Definition 24.1 (Negative Binomial distribution) In a sequence of independent Bernoulli trials with success probability \(p\), if \(X\) is the number of failures before the \(r\)-th success, then \(X\) is said to have a Negative Binomial distribution, denoted \(X\sim\textrm{NBin}(r,p)\).

The PMF for Negative Binomial distribution is given by

\[P(X=k)=\binom{k+r-1}{r-1}q^{k}p^{r}.\]

To compute the expectation, let \(X=X_{1}+\cdots+X_{r}\) where \(X_{i}\) is the number of failures between the \((i-1)\)-th success and the \(i\)-th success, \(1\leq i\leq r\). Then \(X_{i}\sim\textrm{Geom}(p)\). By linearity of expectations,

\[E(X)=E(X_{1})+\cdots+E(X_{r})=r\frac{1-p}{p}.\]

Theorem 24.1 Let \(X_1,X_2,...,X_n\) be independent geometric distributions with the same parameter \(p\). Then \[X=X_1+X_2+\cdots+X_n\] is a negative binomial distribution, namely \(X\sim\text{NBin}(n,p)\).

The theorem is straightforward if we interpret \(X_1\) as the number of failures before the 1st success, \(X_2\) as the number of failures between the 1st and 2nd successes, and \(X_n\) be the number of failures between the \((n-1)\)-th and \(n\)-th successes.

Example 24.1 (Toy collection) There are \(n\) types of toys.
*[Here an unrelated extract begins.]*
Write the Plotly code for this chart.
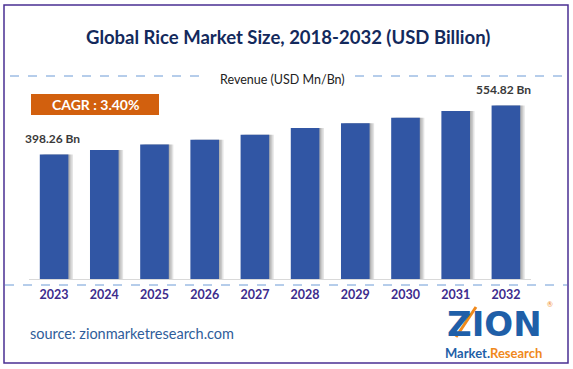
import plotly.graph_objects as go

# ---- data ----
years = ["2023", "2024", "2025", "2026", "2027", "2028", "2029", "2030", "2031", "2032"]
revenue = [398.26, 412.3, 429.8, 444.9, 461.4, 482.5, 497.6, 515.1, 537.3, 554.82]
value_labels = ["398.26 Bn", "", "", "", "", "", "", "", "", "554.82 Bn"]
title_text = "Global Rice Market Size, 2018-2032 (USD Billion)"
legend_text = "Revenue (USD Mn/Bn)"
cagr_text = "CAGR : 3.40%"
source_text = "source: zionmarketresearch.com"

W, H = 573, 369
L, R, T, B = 29, 531, 80, 279  # plot area in pixels


def px(X):
    return (X - L) / (R - L)


def py(Y):
    return (B - Y) / (B - T)


FONT = "Lato"
BAR = "#3156A4"
BW = 0.57

fig = go.Figure()

# soft shadow layers to the right of each bar
for k in (0.03, 0.06, 0.09):
    fig.add_trace(go.Bar(
        x=years, y=revenue, width=BW, offset=-BW / 2 + k,
        marker=dict(color="rgba(0,0,0,0.11)", line=dict(width=0)),
        hoverinfo="skip", showlegend=False))

fig.add_trace(go.Bar(
    x=years, y=revenue, width=BW, offset=-BW / 2,
    marker=dict(color=BAR, line=dict(width=0)),
    hoverinfo="skip", showlegend=False))

annotations = []
for i, (v, lab) in enumerate(zip(revenue, value_labels)):
    if lab:
        annotations.append(dict(
            x=i, y=v, xref="x", yref="y", text=f"<b>{lab}</b>", showarrow=False,
            xanchor="center", yanchor="bottom", yshift=6, xshift=-2,
            font=dict(family=FONT, size=12, color="#3a3a3a")))

annotations += [
    dict(x=px(288), y=py(37), xref="paper", yref="paper", text=f"<b>{title_text}</b>",
         showarrow=False, xanchor="center", yanchor="middle",
         font=dict(family=FONT, size=18.5, color="#13295C")),
    dict(x=px(282), y=py(79), xref="paper", yref="paper", text=legend_text,
         showarrow=False, xanchor="center", yanchor="middle",
         font=dict(family=FONT, size=12.5, color="#222222")),
    dict(x=px(95), y=py(104.5), xref="paper", yref="paper", text=f"<b>{cagr_text}</b>",
         showarrow=False, xanchor="center", yanchor="middle",
         font=dict(family=FONT, size=14, color="white")),
    dict(x=px(28), y=py(333), xref="paper", yref="paper", text=source_text,
         showarrow=False, xanchor="left", yanchor="middle",
         font=dict(family=FONT, size=14.5, color="#2F5D9A")),
    # logo as text
    dict(x=px(494), y=py(324), xref="paper", yref="paper",
         text="<b>ZION</b>",
         showarrow=False, xanchor="center", yanchor="middle",
         font=dict(family="DejaVu Sans", size=34, color="#1F5FA8")),
    dict(x=px(493), y=py(353), xref="paper", yref="paper",
         text="<b>Market.<span style='color:#F0891C'>Research</span></b>",
         showarrow=False, xanchor="center", yanchor="middle",
         font=dict(family=FONT, size=13, color="#1F5FA8")),
    dict(x=px(550), y=py(304), xref="paper", yref="paper", text="®",
         showarrow=False, xanchor="center", yanchor="middle",
         font=dict(family=FONT, size=7, color="#F0891C")),
]

shapes = [
    # outer border
    dict(type="rect", xref="paper", yref="paper", x0=px(4), x1=px(568), y0=py(363), y1=py(5),
         line=dict(color="#4A2F92", width=1.5), fillcolor="rgba(0,0,0,0)", layer="below"),
    # dashed lines near legend label
    dict(type="line", xref="paper", yref="paper", x0=px(10), x1=px(204), y0=py(76), y1=py(76),
         line=dict(color="#6C9BD6", width=1, dash="dash")),
    dict(type="line", xref="paper", yref="paper", x0=px(355), x1=px(564), y0=py(76), y1=py(76),
         line=dict(color="#6C9BD6", width=1, dash="dash")),
    # dashed line under axis
    dict(type="line", xref="paper", yref="paper", x0=px(5), x1=px(567), y0=py(285), y1=py(285),
         line=dict(color="#6C9BD6", width=1, dash="dash")),
    # CAGR box
    dict(type="rect", xref="paper", yref="paper", x0=px(31), x1=px(159), y0=py(115), y1=py(94),
         line=dict(width=0), fillcolor="#D2600E"),
    # logo arrow
    dict(type="line", xref="paper", yref="paper", x0=px(456), x1=px(476), y0=py(337), y1=py(307),
         line=dict(color="#F0891C", width=3)),
]

fig.update_layout(
    width=W, height=H,
    margin=dict(l=L, r=W - R, t=T, b=H - B, pad=0),
    paper_bgcolor="white", plot_bgcolor="white",
    barmode="overlay",
    showlegend=False,
    xaxis=dict(type="category", range=[-0.5, 9.5], showgrid=False, zeroline=False,
               showline=True, linecolor="#D9D9D9", linewidth=1, ticks="",
               ticklabelstandoff=4,
               tickfont=dict(family=FONT, size=12.5, color="#3D2C8D", weight="bold"),
               fixedrange=True),
    yaxis=dict(range=[0, 636], visible=False, showgrid=False, zeroline=False, fixedrange=True),
    annotations=annotations,
    shapes=shapes,
)

fig.write_html("out.html", config={"displayModeBar": False},
               post_script="document.body.style.margin='0';")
Assume each time you buy a toy, it is equally likely to be any of the \(n\) types. What is the expected number of toys you need to buy until you have a complete set?

Solution. Define the following random variables: \[\begin{aligned}T= & T_{1}+T_{2}+\cdots+T_{n}\\ T_{1}= & \textrm{number of toys until 1st new type}\\ T_{2}= & \textrm{additional number of toys until 2nd new type}\\ T_{3}= & \textrm{additional number of toys until 3rd new type}\\ \vdots \end{aligned}\]

We know, \(T_{1}=1\), \(T_{2}-1\sim\textrm{Geom}\left(\frac{n-1}{n}\right)\),…, \(T_{j}-1\sim\textrm{Geom}\left(\frac{n-(j-1)}{n}\right)\). Thus, \[\begin{aligned}E(T)= & E(T_{1})+E(T_{2})+\cdots+E(T_{n})\\ = & 1+\frac{n}{n-1}+\frac{n}{n-2}+\cdots+\frac{1}{n}\\ = & n(1+\frac{1}{2}+\frac{1}{3}+\cdots+\frac{1}{n})\\ \to & n(\log n+0.577). \end{aligned}\]

If \(n=5\), \(E(T)\approx11\); if \(n=10\), \(E(T)\approx29\).

# number of simulations
N <- 1000

# number of toys bought in each simulation
X <- numeric(N)

# the set of toys
Toys <- c('🧸','🐢','🐣','🐤','🐼','🤖','🐸','🐷')

set.seed(100)

# run simulation
for (i in 1:N) {
  C <- c() # the collection of toys bought
  # repeat until a full set is collected
  while(TRUE) {
    t <- sample(Toys, 1, replace=T)
    C <- c(C, t)
    if(setequal(C, Toys)) break
  }
  X[i] <- length(C)
}

hist(X, probability = T)
abline(v = mean(X), col = 2)